▶ **EXERCISE GOAL**: Include the line containing "import seaborn as sns" and all lines before it, repeated exactly from the listing below, without pictures.

+ + +

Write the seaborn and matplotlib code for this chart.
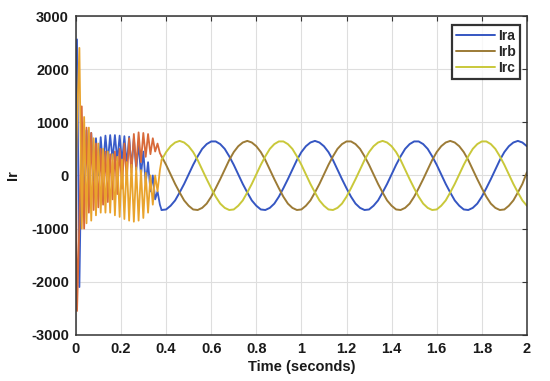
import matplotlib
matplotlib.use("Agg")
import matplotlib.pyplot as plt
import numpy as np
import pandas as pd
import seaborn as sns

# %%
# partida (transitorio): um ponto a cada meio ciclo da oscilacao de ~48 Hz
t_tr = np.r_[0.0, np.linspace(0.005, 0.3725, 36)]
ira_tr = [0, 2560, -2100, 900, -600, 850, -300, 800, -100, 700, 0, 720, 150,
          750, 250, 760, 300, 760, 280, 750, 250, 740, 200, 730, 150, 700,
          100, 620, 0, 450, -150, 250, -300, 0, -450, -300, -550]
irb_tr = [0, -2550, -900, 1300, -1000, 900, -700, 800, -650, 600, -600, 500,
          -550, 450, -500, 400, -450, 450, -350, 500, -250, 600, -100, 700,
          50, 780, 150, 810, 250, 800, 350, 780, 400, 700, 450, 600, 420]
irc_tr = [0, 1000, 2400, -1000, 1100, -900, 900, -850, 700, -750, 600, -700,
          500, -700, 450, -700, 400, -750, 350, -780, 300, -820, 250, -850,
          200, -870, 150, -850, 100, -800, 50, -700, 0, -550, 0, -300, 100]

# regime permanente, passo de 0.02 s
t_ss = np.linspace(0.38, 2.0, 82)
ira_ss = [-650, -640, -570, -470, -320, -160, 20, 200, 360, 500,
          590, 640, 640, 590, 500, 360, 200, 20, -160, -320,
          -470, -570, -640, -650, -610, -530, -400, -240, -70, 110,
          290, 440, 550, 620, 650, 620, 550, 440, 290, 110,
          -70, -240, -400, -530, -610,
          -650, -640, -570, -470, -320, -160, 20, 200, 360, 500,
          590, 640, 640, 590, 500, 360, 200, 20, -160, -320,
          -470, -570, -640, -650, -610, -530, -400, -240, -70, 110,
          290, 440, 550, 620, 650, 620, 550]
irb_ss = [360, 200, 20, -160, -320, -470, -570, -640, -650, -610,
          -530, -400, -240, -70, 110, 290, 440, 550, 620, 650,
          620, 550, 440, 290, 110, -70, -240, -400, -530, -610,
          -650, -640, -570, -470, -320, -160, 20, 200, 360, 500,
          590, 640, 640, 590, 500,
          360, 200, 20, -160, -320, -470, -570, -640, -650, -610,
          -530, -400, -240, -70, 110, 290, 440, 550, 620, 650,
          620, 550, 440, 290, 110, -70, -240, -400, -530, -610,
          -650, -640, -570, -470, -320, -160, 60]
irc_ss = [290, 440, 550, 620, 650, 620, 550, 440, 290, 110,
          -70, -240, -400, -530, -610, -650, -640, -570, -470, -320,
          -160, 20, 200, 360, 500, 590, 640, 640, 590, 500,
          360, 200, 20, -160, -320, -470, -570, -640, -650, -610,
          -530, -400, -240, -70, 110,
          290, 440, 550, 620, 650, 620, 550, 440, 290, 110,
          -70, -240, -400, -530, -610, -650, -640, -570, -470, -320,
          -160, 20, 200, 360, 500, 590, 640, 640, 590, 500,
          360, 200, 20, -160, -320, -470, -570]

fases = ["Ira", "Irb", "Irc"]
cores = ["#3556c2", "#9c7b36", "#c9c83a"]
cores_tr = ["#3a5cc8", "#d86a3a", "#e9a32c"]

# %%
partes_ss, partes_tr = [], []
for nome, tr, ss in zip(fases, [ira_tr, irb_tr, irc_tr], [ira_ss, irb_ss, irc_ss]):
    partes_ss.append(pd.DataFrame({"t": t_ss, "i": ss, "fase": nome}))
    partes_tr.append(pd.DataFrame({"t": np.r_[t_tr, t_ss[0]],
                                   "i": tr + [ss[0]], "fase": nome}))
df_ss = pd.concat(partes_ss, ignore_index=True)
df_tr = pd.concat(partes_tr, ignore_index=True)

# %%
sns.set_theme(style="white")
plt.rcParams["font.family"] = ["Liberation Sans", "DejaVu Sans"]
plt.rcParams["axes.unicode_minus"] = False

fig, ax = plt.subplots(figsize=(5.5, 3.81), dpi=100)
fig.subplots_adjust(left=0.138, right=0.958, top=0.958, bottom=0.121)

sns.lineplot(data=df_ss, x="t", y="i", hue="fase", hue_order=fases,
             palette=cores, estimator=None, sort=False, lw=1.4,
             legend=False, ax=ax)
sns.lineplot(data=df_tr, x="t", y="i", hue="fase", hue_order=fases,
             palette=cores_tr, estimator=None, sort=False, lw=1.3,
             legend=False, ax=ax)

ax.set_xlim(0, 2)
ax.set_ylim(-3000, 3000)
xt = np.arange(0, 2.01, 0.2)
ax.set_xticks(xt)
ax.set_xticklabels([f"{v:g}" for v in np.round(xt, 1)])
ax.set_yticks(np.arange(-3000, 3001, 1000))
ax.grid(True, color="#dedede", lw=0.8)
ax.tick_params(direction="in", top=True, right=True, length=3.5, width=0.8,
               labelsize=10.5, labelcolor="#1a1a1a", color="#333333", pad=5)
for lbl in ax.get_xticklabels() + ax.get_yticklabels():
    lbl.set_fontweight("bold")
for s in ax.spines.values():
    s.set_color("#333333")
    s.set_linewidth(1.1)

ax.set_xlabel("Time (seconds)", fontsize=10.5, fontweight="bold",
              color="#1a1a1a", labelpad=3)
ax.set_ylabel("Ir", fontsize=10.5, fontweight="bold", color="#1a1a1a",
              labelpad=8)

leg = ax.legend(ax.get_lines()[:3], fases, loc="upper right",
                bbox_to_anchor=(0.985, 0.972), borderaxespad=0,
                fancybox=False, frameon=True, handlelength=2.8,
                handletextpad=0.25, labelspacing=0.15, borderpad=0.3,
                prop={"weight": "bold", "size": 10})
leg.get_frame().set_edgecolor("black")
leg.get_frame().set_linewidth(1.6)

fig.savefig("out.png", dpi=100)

+ + +

▶ **OUTPUT OF THE EXERCISE**:
Write the seaborn and matplotlib code for this chart.
import matplotlib
matplotlib.use("Agg")
import matplotlib.pyplot as plt
import numpy as np
import pandas as pd
import seaborn as sns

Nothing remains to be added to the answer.